Exactly as written, write out the lines below from the first to the one containing "const idx = d3.range(opens.length);", inclusive. Pictures do not belong in the copy.

» **Information supplied**
START

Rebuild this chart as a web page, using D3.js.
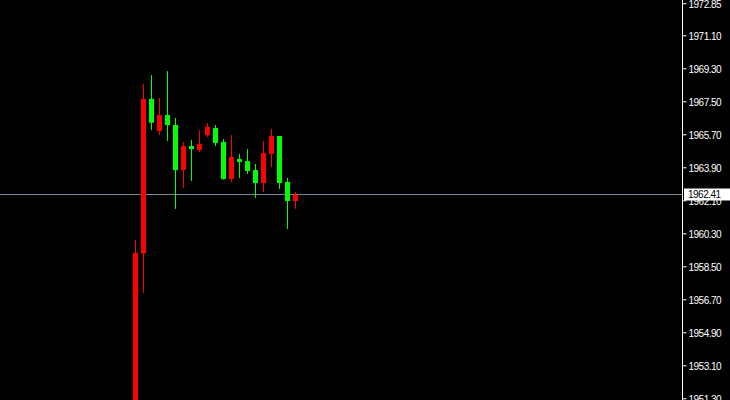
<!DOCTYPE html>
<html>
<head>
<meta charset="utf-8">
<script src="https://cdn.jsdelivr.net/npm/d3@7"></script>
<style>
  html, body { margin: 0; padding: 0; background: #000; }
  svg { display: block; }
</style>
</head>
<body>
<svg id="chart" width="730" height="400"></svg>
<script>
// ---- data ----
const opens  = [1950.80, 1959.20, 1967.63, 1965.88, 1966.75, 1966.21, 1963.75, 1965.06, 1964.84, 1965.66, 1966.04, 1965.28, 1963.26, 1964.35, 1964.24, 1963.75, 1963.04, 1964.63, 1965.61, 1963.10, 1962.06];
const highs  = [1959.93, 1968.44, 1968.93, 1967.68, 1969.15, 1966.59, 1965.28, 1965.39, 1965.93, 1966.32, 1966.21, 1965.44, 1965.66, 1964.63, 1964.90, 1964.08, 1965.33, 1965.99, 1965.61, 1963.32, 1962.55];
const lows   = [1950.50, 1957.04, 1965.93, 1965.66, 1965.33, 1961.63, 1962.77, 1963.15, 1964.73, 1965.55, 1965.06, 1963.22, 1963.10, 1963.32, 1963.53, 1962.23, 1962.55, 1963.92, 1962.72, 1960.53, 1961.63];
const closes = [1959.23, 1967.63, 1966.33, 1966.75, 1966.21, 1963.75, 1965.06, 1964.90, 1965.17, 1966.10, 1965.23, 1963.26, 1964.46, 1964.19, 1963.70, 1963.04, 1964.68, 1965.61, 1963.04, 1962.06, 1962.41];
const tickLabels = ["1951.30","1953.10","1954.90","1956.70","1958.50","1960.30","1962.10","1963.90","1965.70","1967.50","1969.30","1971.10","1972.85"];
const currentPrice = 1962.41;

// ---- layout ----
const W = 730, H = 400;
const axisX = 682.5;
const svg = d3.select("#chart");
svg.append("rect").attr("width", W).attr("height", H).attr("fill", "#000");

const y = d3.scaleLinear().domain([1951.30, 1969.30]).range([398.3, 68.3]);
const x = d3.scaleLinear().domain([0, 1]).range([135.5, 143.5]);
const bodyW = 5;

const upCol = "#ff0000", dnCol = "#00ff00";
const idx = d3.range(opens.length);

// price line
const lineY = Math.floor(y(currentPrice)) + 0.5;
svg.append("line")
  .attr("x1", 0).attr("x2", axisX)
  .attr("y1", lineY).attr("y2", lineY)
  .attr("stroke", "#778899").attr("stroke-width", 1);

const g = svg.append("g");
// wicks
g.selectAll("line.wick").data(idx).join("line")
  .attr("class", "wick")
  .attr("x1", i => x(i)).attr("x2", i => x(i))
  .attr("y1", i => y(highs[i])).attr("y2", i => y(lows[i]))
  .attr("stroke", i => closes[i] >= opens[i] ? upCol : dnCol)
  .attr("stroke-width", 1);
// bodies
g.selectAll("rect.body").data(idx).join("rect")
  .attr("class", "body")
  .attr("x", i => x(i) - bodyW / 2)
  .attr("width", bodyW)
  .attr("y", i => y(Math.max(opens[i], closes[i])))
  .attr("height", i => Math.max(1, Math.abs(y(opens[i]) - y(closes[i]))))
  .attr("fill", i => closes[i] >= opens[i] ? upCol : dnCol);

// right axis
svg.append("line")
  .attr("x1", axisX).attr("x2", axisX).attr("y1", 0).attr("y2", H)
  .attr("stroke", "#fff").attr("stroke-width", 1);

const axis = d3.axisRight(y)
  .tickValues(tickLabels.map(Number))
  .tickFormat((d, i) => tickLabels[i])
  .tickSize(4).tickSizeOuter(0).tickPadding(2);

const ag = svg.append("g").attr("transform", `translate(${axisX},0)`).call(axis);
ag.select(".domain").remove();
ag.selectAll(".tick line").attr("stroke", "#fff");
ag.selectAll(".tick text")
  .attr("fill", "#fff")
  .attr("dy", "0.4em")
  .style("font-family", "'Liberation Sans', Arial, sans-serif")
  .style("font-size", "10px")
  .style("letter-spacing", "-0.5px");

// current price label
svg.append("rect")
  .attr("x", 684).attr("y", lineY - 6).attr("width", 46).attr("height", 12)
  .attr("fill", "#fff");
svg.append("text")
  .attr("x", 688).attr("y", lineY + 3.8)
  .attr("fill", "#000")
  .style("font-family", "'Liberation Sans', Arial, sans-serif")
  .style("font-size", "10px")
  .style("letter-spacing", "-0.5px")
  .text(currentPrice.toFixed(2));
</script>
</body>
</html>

END

» **Solution below**
Rebuild this chart as a web page, using D3.js.
<!DOCTYPE html>
<html>
<head>
<meta charset="utf-8">
<script src="https://cdn.jsdelivr.net/npm/d3@7"></script>
<style>
  html, body { margin: 0; padding: 0; background: #000; }
  svg { display: block; }
</style>
</head>
<body>
<svg id="chart" width="730" height="400"></svg>
<script>
// ---- data ----
const opens  = [1950.80, 1959.20, 1967.63, 1965.88, 1966.75, 1966.21, 1963.75, 1965.06, 1964.84, 1965.66, 1966.04, 1965.28, 1963.26, 1964.35, 1964.24, 1963.75, 1963.04, 1964.63, 1965.61, 1963.10, 1962.06];
const highs  = [1959.93, 1968.44, 1968.93, 1967.68, 1969.15, 1966.59, 1965.28, 1965.39, 1965.93, 1966.32, 1966.21, 1965.44, 1965.66, 1964.63, 1964.90, 1964.08, 1965.33, 1965.99, 1965.61, 1963.32, 1962.55];
const lows   = [1950.50, 1957.04, 1965.93, 1965.66, 1965.33, 1961.63, 1962.77, 1963.15, 1964.73, 1965.55, 1965.06, 1963.22, 1963.10, 1963.32, 1963.53, 1962.23, 1962.55, 1963.92, 1962.72, 1960.53, 1961.63];
const closes = [1959.23, 1967.63, 1966.33, 1966.75, 1966.21, 1963.75, 1965.06, 1964.90, 1965.17, 1966.10, 1965.23, 1963.26, 1964.46, 1964.19, 1963.70, 1963.04, 1964.68, 1965.61, 1963.04, 1962.06, 1962.41];
const tickLabels = ["1951.30","1953.10","1954.90","1956.70","1958.50","1960.30","1962.10","1963.90","1965.70","1967.50","1969.30","1971.10","1972.85"];
const currentPrice = 1962.41;

// ---- layout ----
const W = 730, H = 400;
const axisX = 682.5;
const svg = d3.select("#chart");
svg.append("rect").attr("width", W).attr("height", H).attr("fill", "#000");

const y = d3.scaleLinear().domain([1951.30, 1969.30]).range([398.3, 68.3]);
const x = d3.scaleLinear().domain([0, 1]).range([135.5, 143.5]);
const bodyW = 5;

const upCol = "#ff0000", dnCol = "#00ff00";
const idx = d3.range(opens.length);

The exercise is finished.